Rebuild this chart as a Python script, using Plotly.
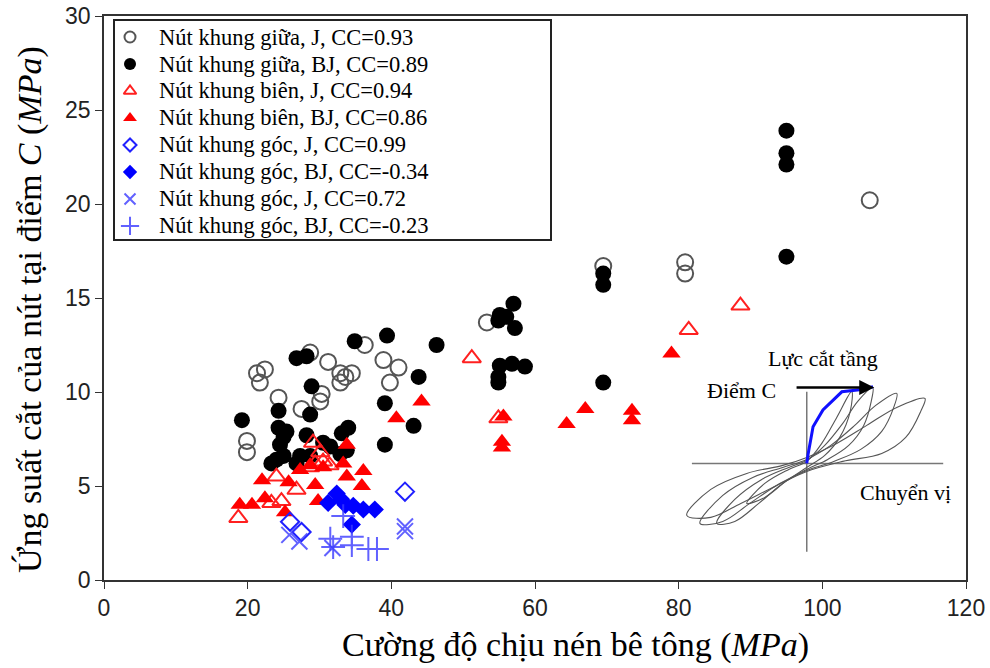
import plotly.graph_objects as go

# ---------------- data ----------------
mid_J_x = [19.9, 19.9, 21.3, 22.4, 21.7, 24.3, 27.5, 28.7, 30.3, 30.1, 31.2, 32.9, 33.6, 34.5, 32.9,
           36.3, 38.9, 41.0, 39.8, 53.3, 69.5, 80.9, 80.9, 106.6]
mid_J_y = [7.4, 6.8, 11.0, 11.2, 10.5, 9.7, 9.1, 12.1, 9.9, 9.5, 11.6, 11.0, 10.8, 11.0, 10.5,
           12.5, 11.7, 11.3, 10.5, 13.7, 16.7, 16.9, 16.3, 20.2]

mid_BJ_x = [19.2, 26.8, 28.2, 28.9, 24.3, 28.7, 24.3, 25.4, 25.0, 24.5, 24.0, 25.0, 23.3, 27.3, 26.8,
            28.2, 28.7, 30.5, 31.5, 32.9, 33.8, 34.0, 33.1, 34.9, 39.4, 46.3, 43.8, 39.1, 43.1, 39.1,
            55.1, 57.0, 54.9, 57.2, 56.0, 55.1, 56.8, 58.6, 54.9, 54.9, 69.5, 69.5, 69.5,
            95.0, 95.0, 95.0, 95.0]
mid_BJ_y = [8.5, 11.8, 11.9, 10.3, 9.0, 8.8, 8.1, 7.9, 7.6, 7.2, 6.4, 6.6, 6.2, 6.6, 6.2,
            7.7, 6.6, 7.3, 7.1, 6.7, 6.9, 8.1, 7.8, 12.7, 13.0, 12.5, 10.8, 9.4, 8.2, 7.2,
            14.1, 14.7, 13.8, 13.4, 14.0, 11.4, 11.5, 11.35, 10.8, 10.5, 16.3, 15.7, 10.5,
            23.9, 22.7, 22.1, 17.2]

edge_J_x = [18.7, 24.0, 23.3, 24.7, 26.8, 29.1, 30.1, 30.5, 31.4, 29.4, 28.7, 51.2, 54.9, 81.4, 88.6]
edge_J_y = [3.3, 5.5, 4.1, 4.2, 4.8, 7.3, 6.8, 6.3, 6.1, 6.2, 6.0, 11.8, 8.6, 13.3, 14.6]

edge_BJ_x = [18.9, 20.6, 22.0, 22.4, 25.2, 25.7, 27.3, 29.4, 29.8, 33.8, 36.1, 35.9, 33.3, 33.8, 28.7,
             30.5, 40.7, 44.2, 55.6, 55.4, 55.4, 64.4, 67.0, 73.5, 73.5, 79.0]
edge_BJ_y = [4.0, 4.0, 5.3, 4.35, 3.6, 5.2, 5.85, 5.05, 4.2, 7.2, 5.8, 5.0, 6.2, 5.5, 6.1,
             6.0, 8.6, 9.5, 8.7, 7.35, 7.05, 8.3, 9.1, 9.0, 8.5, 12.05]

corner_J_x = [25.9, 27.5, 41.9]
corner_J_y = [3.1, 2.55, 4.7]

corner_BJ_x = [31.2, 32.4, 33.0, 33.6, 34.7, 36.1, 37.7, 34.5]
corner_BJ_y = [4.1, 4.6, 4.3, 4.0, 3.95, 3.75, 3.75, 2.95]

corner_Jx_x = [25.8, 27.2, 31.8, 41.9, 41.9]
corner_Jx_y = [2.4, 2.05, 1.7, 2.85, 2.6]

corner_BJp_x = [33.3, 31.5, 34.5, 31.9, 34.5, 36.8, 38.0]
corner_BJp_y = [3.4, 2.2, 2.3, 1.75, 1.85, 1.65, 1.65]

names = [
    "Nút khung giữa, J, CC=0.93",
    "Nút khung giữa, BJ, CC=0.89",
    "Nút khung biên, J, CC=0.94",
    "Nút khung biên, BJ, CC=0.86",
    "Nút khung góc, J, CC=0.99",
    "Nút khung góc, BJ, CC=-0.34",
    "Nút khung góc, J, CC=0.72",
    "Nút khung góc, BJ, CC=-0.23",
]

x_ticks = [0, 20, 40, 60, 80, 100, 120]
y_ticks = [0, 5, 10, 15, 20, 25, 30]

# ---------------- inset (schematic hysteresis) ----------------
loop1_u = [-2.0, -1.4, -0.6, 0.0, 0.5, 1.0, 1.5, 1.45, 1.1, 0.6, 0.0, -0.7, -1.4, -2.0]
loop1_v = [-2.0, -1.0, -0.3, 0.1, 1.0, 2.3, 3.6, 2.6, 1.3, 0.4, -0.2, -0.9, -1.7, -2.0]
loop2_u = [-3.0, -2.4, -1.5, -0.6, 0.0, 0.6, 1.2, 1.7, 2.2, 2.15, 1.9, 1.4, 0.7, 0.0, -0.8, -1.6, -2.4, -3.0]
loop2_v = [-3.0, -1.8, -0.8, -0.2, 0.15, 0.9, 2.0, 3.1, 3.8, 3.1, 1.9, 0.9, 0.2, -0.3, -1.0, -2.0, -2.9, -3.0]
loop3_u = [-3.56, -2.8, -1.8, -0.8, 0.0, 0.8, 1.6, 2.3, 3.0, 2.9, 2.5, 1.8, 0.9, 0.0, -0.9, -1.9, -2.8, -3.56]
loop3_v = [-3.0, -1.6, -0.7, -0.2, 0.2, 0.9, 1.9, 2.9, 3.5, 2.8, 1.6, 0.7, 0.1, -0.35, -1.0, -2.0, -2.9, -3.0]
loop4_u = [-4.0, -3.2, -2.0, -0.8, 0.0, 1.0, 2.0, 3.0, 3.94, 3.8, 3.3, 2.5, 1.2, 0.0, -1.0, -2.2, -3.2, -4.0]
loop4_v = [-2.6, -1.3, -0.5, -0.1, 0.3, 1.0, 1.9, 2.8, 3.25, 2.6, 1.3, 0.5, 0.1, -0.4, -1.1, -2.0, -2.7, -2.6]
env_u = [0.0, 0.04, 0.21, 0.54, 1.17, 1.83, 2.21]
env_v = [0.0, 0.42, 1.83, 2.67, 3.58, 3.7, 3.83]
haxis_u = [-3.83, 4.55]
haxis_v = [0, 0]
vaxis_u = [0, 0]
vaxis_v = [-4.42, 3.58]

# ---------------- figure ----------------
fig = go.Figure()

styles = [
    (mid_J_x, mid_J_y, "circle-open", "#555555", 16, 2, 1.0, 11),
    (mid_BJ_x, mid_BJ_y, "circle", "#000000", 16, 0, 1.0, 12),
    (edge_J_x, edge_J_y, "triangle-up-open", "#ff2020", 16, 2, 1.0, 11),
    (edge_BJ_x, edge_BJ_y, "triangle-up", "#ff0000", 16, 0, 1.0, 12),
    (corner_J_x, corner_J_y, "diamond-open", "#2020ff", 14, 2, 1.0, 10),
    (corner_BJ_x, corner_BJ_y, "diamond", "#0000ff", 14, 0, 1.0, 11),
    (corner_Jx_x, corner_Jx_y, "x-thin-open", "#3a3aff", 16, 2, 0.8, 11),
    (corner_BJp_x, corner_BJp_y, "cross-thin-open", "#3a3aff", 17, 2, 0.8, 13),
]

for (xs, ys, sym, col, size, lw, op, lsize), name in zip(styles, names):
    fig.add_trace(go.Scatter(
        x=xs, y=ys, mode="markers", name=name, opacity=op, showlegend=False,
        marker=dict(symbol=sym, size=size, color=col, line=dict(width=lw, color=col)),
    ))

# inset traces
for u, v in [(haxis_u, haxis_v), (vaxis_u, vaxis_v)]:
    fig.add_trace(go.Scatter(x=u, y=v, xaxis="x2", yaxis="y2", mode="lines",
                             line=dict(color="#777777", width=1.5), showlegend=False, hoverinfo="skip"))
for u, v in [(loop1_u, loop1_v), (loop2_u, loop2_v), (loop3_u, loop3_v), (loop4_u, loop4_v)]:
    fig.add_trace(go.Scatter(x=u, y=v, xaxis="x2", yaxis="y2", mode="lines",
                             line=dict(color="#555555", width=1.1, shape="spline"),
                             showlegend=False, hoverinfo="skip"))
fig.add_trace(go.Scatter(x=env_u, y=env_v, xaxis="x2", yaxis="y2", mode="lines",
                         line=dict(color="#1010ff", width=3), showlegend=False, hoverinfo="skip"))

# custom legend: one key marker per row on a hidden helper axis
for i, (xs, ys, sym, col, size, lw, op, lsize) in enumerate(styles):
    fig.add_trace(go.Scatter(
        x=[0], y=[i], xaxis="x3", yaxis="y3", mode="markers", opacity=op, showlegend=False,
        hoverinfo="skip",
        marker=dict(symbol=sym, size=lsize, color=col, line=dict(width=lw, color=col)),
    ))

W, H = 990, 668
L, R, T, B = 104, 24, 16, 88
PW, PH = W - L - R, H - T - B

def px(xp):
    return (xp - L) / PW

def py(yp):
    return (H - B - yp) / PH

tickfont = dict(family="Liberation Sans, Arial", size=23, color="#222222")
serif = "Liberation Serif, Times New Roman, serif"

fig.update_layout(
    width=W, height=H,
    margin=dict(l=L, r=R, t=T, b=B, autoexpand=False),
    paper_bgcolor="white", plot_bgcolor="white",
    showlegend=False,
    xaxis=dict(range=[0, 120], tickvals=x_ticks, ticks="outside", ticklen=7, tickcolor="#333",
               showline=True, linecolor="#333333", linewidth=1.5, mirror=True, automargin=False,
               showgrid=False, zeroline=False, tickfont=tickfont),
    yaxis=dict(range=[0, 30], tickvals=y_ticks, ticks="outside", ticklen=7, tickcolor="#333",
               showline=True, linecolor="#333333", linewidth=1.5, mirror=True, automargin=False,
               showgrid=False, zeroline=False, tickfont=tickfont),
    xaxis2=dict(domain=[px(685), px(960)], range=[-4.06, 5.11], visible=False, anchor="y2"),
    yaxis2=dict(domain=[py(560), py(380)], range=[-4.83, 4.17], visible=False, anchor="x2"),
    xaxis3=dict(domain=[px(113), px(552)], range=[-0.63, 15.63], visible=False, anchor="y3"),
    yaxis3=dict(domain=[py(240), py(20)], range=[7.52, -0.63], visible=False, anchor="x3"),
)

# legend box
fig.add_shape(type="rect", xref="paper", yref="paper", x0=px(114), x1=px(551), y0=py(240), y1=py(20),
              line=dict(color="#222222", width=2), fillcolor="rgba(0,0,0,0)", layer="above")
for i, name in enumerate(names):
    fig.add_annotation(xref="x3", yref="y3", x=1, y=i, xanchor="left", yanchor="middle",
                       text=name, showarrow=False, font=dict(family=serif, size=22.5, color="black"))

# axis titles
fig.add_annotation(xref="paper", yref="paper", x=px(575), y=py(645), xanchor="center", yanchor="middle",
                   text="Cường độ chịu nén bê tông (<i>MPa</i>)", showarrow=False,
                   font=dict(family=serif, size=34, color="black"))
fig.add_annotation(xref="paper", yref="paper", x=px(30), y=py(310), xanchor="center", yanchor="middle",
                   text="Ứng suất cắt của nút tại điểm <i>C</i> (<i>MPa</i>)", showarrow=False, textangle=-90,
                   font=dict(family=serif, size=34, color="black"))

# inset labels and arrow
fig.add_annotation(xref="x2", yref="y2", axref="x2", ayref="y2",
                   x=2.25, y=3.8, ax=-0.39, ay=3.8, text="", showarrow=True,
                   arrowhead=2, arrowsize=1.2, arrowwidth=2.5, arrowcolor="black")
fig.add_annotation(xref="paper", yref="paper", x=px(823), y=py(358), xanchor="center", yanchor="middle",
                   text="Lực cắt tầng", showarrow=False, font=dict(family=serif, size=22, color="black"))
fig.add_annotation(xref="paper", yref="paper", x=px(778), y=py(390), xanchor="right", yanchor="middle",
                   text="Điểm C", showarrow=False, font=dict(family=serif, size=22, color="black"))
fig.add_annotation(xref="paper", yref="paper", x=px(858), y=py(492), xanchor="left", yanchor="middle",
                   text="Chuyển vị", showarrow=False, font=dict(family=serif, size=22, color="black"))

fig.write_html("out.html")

• _WHAT YOU NEED TO DO_: Everything from the top line of the data down to and including the line with "8.6, 13.3, 14.6]" is to be copied, except the pictures.

• _FINISHED EXERCISE_:
Rebuild this chart as a Python script, using Plotly.
import plotly.graph_objects as go

# ---------------- data ----------------
mid_J_x = [19.9, 19.9, 21.3, 22.4, 21.7, 24.3, 27.5, 28.7, 30.3, 30.1, 31.2, 32.9, 33.6, 34.5, 32.9,
           36.3, 38.9, 41.0, 39.8, 53.3, 69.5, 80.9, 80.9, 106.6]
mid_J_y = [7.4, 6.8, 11.0, 11.2, 10.5, 9.7, 9.1, 12.1, 9.9, 9.5, 11.6, 11.0, 10.8, 11.0, 10.5,
           12.5, 11.7, 11.3, 10.5, 13.7, 16.7, 16.9, 16.3, 20.2]

mid_BJ_x = [19.2, 26.8, 28.2, 28.9, 24.3, 28.7, 24.3, 25.4, 25.0, 24.5, 24.0, 25.0, 23.3, 27.3, 26.8,
            28.2, 28.7, 30.5, 31.5, 32.9, 33.8, 34.0, 33.1, 34.9, 39.4, 46.3, 43.8, 39.1, 43.1, 39.1,
            55.1, 57.0, 54.9, 57.2, 56.0, 55.1, 56.8, 58.6, 54.9, 54.9, 69.5, 69.5, 69.5,
            95.0, 95.0, 95.0, 95.0]
mid_BJ_y = [8.5, 11.8, 11.9, 10.3, 9.0, 8.8, 8.1, 7.9, 7.6, 7.2, 6.4, 6.6, 6.2, 6.6, 6.2,
            7.7, 6.6, 7.3, 7.1, 6.7, 6.9, 8.1, 7.8, 12.7, 13.0, 12.5, 10.8, 9.4, 8.2, 7.2,
            14.1, 14.7, 13.8, 13.4, 14.0, 11.4, 11.5, 11.35, 10.8, 10.5, 16.3, 15.7, 10.5,
            23.9, 22.7, 22.1, 17.2]

edge_J_x = [18.7, 24.0, 23.3, 24.7, 26.8, 29.1, 30.1, 30.5, 31.4, 29.4, 28.7, 51.2, 54.9, 81.4, 88.6]
edge_J_y = [3.3, 5.5, 4.1, 4.2, 4.8, 7.3, 6.8, 6.3, 6.1, 6.2, 6.0, 11.8, 8.6, 13.3, 14.6]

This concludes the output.